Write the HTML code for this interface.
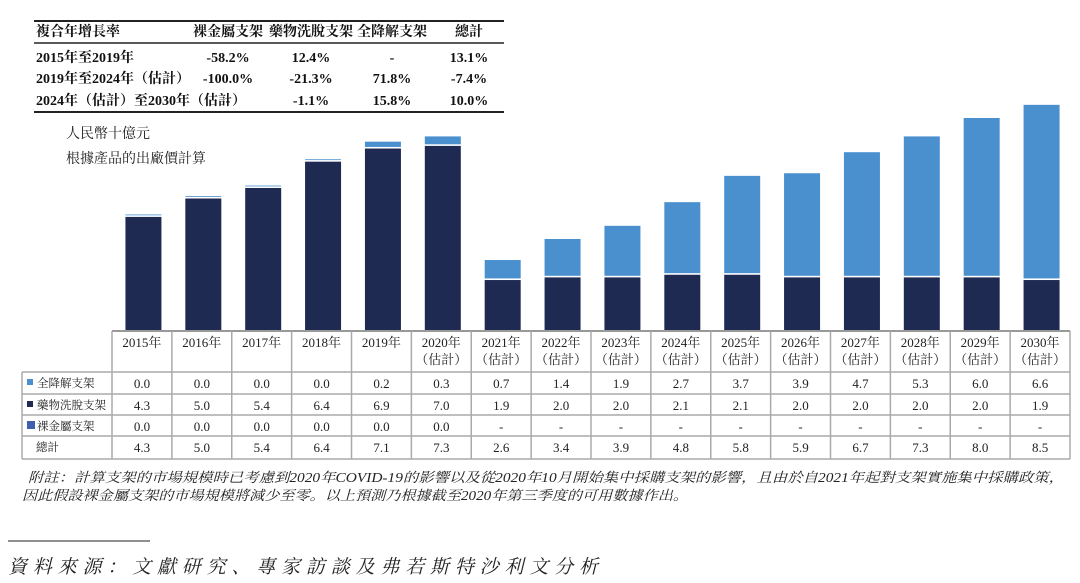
<!DOCTYPE html>
<html><head><meta charset="utf-8"><style>
body{margin:0;background:#fff;}
svg{display:block;font-family:"Liberation Serif","Noto Serif CJK SC","Noto Sans CJK TC",serif;}
</style></head><body>
<svg id="c" width="1080" height="583" viewBox="0 0 1080 583">
<g font-size="14" font-weight="bold" fill="#111">
<line x1="34" y1="21" x2="504" y2="21" stroke="#222" stroke-width="2"/>
<line x1="34" y1="43" x2="504" y2="43" stroke="#222" stroke-width="1.5"/>
<line x1="34" y1="112" x2="504" y2="112" stroke="#222" stroke-width="2"/>
<text x="36" y="36">複合年增長率</text>
<text x="228" y="36" text-anchor="middle">裸金屬支架</text>
<text x="311" y="36" text-anchor="middle">藥物洗脫支架</text>
<text x="392" y="36" text-anchor="middle">全降解支架</text>
<text x="469" y="36" text-anchor="middle">總計</text>
<text x="36" y="62">2015年至2019年</text>
<text x="228" y="62" text-anchor="middle">-58.2%</text><text x="311" y="62" text-anchor="middle">12.4%</text><text x="392" y="62" text-anchor="middle">-</text><text x="469" y="62" text-anchor="middle">13.1%</text>
<text x="36" y="83">2019年至2024年（估計）</text>
<text x="228" y="83" text-anchor="middle">-100.0%</text><text x="311" y="83" text-anchor="middle">-21.3%</text><text x="392" y="83" text-anchor="middle">71.8%</text><text x="469" y="83" text-anchor="middle">-7.4%</text>
<text x="36" y="105">2024年（估計）至2030年（估計）</text>
<text x="228" y="105" text-anchor="middle">-</text><text x="311" y="105" text-anchor="middle">-1.1%</text><text x="392" y="105" text-anchor="middle">15.8%</text><text x="469" y="105" text-anchor="middle">10.0%</text>
</g>
<text x="66" y="138" font-size="14" fill="#222">人民幣十億元</text>
<text x="66" y="163" font-size="14" fill="#222">根據產品的出廠價計算</text>
<g id="bars"></g>
<g id="tbl" font-size="13" fill="#222"></g>
<text x="28" y="482" font-size="13.5" font-style="italic" fill="#222" textLength="1036" lengthAdjust="spacingAndGlyphs">附註：計算支架的市場規模時已考慮到2020年COVID-19的影響以及從2020年10月開始集中採購支架的影響，且由於自2021年起對支架實施集中採購政策，</text>
<text x="22" y="500" font-size="13.5" font-style="italic" fill="#222" textLength="666" lengthAdjust="spacingAndGlyphs">因此假設裸金屬支架的市場規模將減少至零。以上預測乃根據截至2020年第三季度的可用數據作出。</text>
<line x1="8" y1="541" x2="150" y2="541" stroke="#222" stroke-width="1"/>
<text x="8" y="573" font-size="19" font-style="italic" fill="#222" textLength="590" lengthAdjust="spacing">資料來源：文獻研究、專家訪談及弗若斯特沙利文分析</text>
</svg>
<script>
const years=["2015年","2016年","2017年","2018年","2019年","2020年","2021年","2022年","2023年","2024年","2025年","2026年","2027年","2028年","2029年","2030年"];
const estimated=[0,0,0,0,0,1,1,1,1,1,1,1,1,1,1,1];
const bioresorbable=[0.0,0.0,0.0,0.0,0.2,0.3,0.7,1.4,1.9,2.7,3.7,3.9,4.7,5.3,6.0,6.6];
const drugEluting=[4.3,5.0,5.4,6.4,6.9,7.0,1.9,2.0,2.0,2.1,2.1,2.0,2.0,2.0,2.0,1.9];
const bareMetal=["0.0","0.0","0.0","0.0","0.0","0.0","-","-","-","-","-","-","-","-","-","-"];
const totals=[4.3,5.0,5.4,6.4,7.1,7.3,2.6,3.4,3.9,4.8,5.8,5.9,6.7,7.3,8.0,8.5];
const NS="http://www.w3.org/2000/svg";
const x0=112,x1=1070,n=years.length,cw=(x1-x0)/n,base=330,k=26.3,bw=36;
const xC=i=>x0+cw*(i+0.5)+1.5;
const yS=v=>v*k;
function mk(tag,attrs,parent){const e=document.createElementNS(NS,tag);for(const a in attrs)e.setAttribute(a,attrs[a]);parent.appendChild(e);return e;}
const bars=document.getElementById('bars');
years.forEach((y,i)=>{
  const hd=yS(drugEluting[i]);
  const d=mk('rect',{x:xC(i)-bw/2,y:base-hd,width:bw,height:hd,fill:'#1f2a52'},bars);
  
  
  const hb=Math.max(yS(bioresorbable[i]),0.8);
  const b=mk('rect',{x:xC(i)-bw/2,y:base-hd-1.6-hb,width:bw,height:hb,fill:'#4a90cf'},bars);
  
  
});
const t=document.getElementById('tbl');
const g='#aaa';
const cx=i=>x0+cw*(i+0.5);
mk('line',{x1:x0,y1:331,x2:x1,y2:331,stroke:'#999','stroke-width':2},t);
const rows=[372,394,415,436,459];
rows.forEach(r=>mk('line',{x1:22,y1:r,x2:x1,y2:r,stroke:g,'stroke-width':1.5},t));
mk('line',{x1:22,y1:372,x2:22,y2:459,stroke:g,'stroke-width':1.5},t);
for(let i=0;i<=n;i++){const x=x0+cw*i;mk('line',{x1:x,y1:331,x2:x,y2:459,stroke:g,'stroke-width':1.5},t);}
years.forEach((y,i)=>{
  const h=mk('text',{x:cx(i),y:347,'text-anchor':'middle'},t);h.textContent=y;
  
  
  if(estimated[i]){const e=mk('text',{x:cx(i),y:364,'text-anchor':'middle'},t);e.textContent='（估計）';
  
  }
  const vals=[bioresorbable[i].toFixed(1),drugEluting[i].toFixed(1),bareMetal[i],totals[i].toFixed(1)];
  vals.forEach((v,j)=>{const c=mk('text',{x:cx(i),y:rows[j]+16,'text-anchor':'middle'},t);c.textContent=v;
  
  });
});
const labels=[['全降解支架','#4a90cf',6],['藥物洗脫支架','#1f2a52',6],['裸金屬支架','#3f5fb0',8],['總計',null,0]];
labels.forEach((l,j)=>{
  if(l[1]){const s=mk('rect',{x:27,y:rows[j]+11-l[2]/2-1,width:l[2],height:l[2],fill:l[1]},t);
  
  }
  const tx=mk('text',{x:l[1]?37:36,y:rows[j]+15,'font-size':11.5},t);tx.textContent=l[0];
  
  
});
</script>
</body></html>
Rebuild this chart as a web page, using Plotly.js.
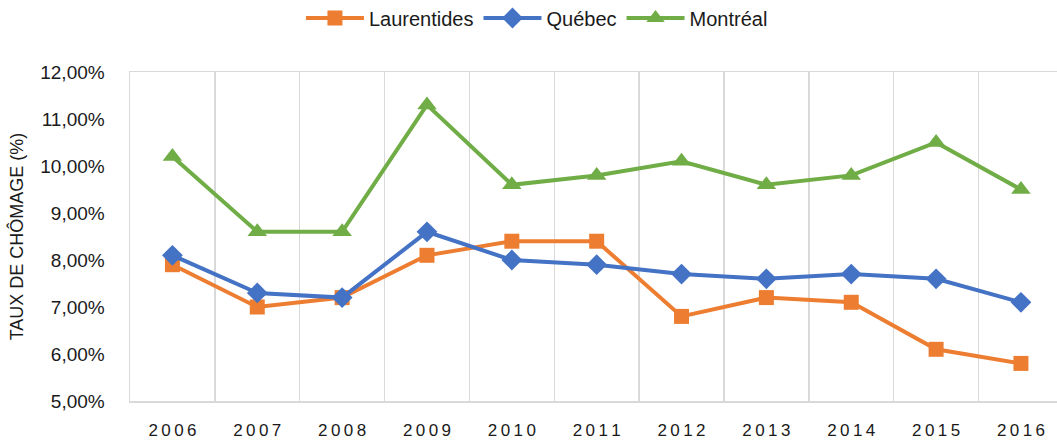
<!DOCTYPE html>
<html><head><meta charset="utf-8">
<script src="https://cdn.plot.ly/plotly-3.0.1.min.js"></script>
<style>html,body{margin:0;padding:0;background:#fff}#chart{width:1057px;height:440px}</style>
</head><body><div id="chart"></div>
<script>
const years = ["2006","2007","2008","2009","2010","2011","2012","2013","2014","2015","2016"];
const laurentides = [7.9, 7.0, 7.2, 8.1, 8.4, 8.4, 6.8, 7.2, 7.1, 6.1, 5.8];
const quebec = [8.1, 7.3, 7.2, 8.6, 8.0, 7.9, 7.7, 7.6, 7.7, 7.6, 7.1];
const montreal = [10.2, 8.6, 8.6, 11.3, 9.6, 9.8, 10.1, 9.6, 9.8, 10.5, 9.5];
const yTicks = [5, 6, 7, 8, 9, 10, 11, 12];
const yTickLabels = ["5,00%", "6,00%", "7,00%", "8,00%", "9,00%", "10,00%", "11,00%", "12,00%"];

const spaced = years.map(y => y.split("").join("\u2009"));

const traces = [
  {name: "Laurentides", y: laurentides, symbol: "square", color: "#ED7D31", size: 15},
  {name: "Québec", y: quebec, symbol: "diamond", color: "#4472C4", size: 16},
  {name: "Montréal", y: montreal, symbol: "triangle-up", color: "#70AD47", size: 17}
].map(t => ({
  type: "scatter", mode: "lines+markers", name: t.name,
  x: years, y: t.y,
  line: {color: t.color, width: 4},
  marker: {symbol: t.symbol, color: t.color, size: t.size},
  cliponaxis: false
}));

const layout = {
  width: 1057, height: 440,
  margin: {l: 130, r: 0, t: 72, b: 39},
  paper_bgcolor: "#fff", plot_bgcolor: "#fff",
  font: {family: "Liberation Sans, Arial, sans-serif", color: "#1a1a1a"},
  showlegend: true,
  legend: {orientation: "h", xref: "container", yref: "container", x: 0.508, xanchor: "center",
           y: 1 - 18/440, yanchor: "middle", font: {size: 20}, itemwidth: 58, traceorder: "normal"},
  xaxis: {type: "category", range: [-0.5, 10.425], tickson: "boundaries",
          tickvals: years, ticktext: spaced,
          showgrid: true, gridcolor: "#d9d9d9", gridwidth: 1.5,
          showline: true, linecolor: "#d9d9d9", linewidth: 1.5, mirror: true,
          ticks: "", ticklabelstandoff: 13, tickfont: {size: 17}, fixedrange: true},
  yaxis: {range: [5, 12], tickvals: yTicks, ticktext: yTickLabels,
          showgrid: false, zeroline: false, showline: true, linecolor: "#d9d9d9", linewidth: 1.5,
          ticks: "", ticklabelstandoff: 20, tickfont: {size: 19},
          title: {text: "TAUX DE CHÔMAGE (%)", font: {size: 18}, standoff: 12}}
};

Plotly.newPlot("chart", traces, layout, {displayModeBar: false, staticPlot: true});
</script></body></html>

§ **SHORT TASK**
Copy every line that contains the string "this".

§ **REPLY**
Write the HTML code for this interface.
Rebuild this chart as a web page, using Plotly.js.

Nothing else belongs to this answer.